Unfortunately it also exposed me daily to the most up-to-date research into the likely impacts facing us as the shifts we are causing start to have a more marked affect. I got to see behind the scenes of the political train smash that climate policy has become in Australia and witnessed the detrimental impact that the way certain elements of the media reports on the issue has on the broader population.

I also got to understand the sheer weight of money being expended by the climate deniers to maintain the status quo.

Depressing would be an understatement for many of my days working there.

However, I'm nothing if not a 'pragmatic optimist'.

I genuinely believe that this decade will prove to be the lowest point in the efforts to address climate change. That we are in the middle of the final throes of the climate deniers seemingly endless campaign to prevent us moving towards zero-carbon prosperity. That unstoppable momentum is building in a number of critical areas including cleantech innovation, clean energy investment and (finally) sound, long-lasting climate policy. That last one is, unfortunately, none too prevalent in Australia at the moment.

That's not to say I'm not terrified at the prospect of what humanity is likely to face in the years to come.

The impacts already locked in because of our collective inability to change course fast enough. The last desperate attempts by the climate deniers to do anything to stop change from happening. The human suffering that will lie at the heart of it all.

And having to explain to my daughters what it all means when they are old enough.

There are nights when terrified really isn't a strong enough word to capture what I'm feeling.

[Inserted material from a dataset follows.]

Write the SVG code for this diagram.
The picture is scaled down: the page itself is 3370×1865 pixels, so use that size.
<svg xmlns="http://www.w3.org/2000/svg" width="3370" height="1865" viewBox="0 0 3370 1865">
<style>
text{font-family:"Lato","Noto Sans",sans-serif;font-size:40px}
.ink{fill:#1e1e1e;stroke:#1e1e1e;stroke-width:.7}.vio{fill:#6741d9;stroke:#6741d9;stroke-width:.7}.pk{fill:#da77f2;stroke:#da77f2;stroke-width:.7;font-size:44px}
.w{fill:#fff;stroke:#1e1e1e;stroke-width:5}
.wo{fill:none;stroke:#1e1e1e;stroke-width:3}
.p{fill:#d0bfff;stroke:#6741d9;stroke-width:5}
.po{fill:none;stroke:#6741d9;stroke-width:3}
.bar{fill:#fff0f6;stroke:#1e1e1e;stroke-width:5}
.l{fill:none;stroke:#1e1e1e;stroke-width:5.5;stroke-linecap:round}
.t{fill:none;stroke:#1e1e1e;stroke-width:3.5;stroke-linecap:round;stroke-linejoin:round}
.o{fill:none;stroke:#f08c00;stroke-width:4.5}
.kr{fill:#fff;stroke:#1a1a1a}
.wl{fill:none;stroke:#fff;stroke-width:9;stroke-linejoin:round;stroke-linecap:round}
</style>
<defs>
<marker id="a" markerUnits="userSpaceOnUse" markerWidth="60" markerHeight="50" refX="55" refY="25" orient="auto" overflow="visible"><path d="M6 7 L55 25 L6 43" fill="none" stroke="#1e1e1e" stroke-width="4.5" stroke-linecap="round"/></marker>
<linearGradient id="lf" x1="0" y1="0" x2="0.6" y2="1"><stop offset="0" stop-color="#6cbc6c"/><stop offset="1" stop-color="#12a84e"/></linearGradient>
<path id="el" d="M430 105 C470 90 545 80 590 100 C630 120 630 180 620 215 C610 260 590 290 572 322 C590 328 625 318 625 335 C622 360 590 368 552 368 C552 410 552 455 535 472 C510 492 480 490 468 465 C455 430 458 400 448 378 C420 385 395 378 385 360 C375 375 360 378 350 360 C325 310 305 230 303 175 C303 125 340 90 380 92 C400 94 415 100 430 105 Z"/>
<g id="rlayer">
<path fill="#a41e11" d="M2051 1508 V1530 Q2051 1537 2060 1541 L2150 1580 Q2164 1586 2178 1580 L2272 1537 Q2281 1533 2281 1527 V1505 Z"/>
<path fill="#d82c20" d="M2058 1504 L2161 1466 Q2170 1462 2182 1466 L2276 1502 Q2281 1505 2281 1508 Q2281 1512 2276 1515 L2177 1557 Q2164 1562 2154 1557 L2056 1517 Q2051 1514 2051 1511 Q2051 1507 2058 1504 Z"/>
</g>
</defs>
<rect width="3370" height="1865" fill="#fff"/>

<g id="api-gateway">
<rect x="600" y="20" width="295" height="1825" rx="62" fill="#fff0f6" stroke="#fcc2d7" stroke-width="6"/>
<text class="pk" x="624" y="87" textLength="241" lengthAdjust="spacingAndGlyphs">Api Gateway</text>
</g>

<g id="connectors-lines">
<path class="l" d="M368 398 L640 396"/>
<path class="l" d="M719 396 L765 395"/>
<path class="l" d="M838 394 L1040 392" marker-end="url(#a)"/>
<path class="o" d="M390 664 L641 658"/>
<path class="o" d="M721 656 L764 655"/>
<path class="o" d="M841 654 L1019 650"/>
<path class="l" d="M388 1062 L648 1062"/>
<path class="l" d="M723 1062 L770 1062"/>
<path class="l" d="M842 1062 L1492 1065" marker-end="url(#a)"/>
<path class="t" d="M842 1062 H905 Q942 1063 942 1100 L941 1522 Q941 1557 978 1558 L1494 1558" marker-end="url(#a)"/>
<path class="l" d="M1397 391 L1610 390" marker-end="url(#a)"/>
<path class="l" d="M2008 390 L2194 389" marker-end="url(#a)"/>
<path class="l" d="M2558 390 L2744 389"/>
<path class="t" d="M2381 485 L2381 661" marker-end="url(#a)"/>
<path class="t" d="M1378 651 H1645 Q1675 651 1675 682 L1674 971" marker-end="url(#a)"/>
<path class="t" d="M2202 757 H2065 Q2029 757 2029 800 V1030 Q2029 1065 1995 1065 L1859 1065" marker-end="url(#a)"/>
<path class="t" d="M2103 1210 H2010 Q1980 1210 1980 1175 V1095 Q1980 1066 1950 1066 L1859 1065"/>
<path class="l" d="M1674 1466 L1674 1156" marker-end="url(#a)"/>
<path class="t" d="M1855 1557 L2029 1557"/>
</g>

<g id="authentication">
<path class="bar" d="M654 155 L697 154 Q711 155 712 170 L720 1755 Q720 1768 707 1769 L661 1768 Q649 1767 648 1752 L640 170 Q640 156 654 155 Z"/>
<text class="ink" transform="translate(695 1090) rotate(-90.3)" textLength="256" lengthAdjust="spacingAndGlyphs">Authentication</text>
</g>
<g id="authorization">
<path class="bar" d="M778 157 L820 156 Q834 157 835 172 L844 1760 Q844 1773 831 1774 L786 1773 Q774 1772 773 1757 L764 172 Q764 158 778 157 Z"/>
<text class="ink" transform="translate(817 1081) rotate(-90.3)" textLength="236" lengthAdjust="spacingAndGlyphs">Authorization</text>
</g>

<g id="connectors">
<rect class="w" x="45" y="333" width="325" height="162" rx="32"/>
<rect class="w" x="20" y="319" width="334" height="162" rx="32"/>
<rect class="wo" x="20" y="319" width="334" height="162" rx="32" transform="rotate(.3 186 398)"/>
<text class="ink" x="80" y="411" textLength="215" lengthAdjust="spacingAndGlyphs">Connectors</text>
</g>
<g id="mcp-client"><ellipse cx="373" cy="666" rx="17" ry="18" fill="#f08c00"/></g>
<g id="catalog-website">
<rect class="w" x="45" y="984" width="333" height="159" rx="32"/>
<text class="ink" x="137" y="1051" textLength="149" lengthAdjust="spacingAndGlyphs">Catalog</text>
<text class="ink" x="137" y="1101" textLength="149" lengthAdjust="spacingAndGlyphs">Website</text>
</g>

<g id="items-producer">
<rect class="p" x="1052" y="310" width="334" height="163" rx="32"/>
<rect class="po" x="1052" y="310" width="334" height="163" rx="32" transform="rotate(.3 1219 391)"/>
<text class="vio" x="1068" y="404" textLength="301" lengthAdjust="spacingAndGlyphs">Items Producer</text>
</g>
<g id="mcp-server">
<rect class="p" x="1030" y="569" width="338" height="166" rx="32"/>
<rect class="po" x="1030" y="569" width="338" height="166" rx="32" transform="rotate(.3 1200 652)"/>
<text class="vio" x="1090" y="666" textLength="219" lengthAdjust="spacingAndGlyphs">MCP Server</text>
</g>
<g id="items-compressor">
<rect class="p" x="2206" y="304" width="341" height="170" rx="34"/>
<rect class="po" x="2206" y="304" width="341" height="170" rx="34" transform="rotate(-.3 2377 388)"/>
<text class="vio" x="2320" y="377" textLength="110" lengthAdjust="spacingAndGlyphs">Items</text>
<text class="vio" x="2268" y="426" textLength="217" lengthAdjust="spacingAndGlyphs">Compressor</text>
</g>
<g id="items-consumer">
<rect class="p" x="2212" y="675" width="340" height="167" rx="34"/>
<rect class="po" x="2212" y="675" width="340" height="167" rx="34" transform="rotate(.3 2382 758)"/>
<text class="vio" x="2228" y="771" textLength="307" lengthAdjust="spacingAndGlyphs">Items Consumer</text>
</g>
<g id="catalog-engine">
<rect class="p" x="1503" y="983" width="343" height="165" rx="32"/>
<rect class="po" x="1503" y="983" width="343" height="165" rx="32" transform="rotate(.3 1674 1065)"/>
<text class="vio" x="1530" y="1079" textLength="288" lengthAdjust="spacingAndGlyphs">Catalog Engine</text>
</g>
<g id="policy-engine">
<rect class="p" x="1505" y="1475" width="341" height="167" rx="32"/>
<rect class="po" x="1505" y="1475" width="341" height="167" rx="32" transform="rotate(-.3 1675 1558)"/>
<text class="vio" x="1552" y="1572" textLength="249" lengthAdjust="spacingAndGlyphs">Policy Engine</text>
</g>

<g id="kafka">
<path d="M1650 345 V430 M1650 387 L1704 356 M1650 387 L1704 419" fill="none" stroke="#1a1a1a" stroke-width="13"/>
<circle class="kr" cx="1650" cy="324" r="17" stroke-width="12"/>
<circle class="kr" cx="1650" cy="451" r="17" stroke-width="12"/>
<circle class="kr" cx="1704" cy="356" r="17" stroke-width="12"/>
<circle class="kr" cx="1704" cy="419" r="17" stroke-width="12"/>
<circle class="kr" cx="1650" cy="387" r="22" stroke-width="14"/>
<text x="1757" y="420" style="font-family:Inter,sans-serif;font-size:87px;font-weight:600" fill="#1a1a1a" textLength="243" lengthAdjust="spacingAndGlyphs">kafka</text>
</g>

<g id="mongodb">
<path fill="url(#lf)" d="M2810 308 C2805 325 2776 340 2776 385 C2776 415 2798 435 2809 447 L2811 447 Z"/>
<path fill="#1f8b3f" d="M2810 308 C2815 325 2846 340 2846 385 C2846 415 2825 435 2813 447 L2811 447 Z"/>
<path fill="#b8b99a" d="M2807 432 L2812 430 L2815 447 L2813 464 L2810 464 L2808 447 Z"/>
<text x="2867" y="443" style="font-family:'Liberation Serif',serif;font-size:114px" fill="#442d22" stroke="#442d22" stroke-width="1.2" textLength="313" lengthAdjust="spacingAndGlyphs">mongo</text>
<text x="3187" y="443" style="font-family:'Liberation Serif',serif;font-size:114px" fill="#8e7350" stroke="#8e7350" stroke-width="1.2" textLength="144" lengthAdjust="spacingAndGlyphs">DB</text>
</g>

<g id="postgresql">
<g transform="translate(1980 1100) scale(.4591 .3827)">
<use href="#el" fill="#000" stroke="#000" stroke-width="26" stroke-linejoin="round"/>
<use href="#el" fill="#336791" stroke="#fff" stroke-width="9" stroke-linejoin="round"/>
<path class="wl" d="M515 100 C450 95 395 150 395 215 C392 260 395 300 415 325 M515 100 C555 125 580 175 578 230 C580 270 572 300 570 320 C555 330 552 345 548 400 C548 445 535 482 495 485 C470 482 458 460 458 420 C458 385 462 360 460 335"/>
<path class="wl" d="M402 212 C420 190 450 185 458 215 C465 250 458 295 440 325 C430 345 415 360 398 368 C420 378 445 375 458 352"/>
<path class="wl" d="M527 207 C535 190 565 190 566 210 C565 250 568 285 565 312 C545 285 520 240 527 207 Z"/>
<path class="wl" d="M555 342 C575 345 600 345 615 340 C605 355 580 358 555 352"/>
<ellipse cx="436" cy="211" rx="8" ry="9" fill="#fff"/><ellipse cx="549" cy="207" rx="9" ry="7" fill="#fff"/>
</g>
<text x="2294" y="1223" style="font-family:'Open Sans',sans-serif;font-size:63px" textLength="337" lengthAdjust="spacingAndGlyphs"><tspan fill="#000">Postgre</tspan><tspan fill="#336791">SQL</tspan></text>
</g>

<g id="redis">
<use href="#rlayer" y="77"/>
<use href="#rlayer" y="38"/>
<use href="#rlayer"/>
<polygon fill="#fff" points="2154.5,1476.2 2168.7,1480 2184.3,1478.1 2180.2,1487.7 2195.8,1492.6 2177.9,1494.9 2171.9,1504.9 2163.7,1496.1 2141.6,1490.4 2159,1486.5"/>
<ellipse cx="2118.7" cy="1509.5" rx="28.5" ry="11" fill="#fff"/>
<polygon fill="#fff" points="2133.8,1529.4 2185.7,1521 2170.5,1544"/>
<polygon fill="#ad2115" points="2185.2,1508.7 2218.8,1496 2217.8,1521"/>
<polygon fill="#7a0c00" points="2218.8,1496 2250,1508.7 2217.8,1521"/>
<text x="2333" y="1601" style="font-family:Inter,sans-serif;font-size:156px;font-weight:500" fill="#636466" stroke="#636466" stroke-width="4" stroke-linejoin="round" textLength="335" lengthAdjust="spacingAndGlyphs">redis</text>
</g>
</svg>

But we have to deal with the here and now.

There's no going back to change what's happened. There's no use in thinking about 'what might have been.'

We need to steel ourselves for all the challenges ahead. To keep trying to find the biggest positive impact each one of us can have to help accelerate the changes human society needs to make. And hope like hell that all those smart, passionate people looking for solutions have enough time to find them.

I think of myself as an optimist so always seem to see the paths that will allow it to happen. But it's sometimes a terrifying optimism to hold onto at 3.00am in the morning.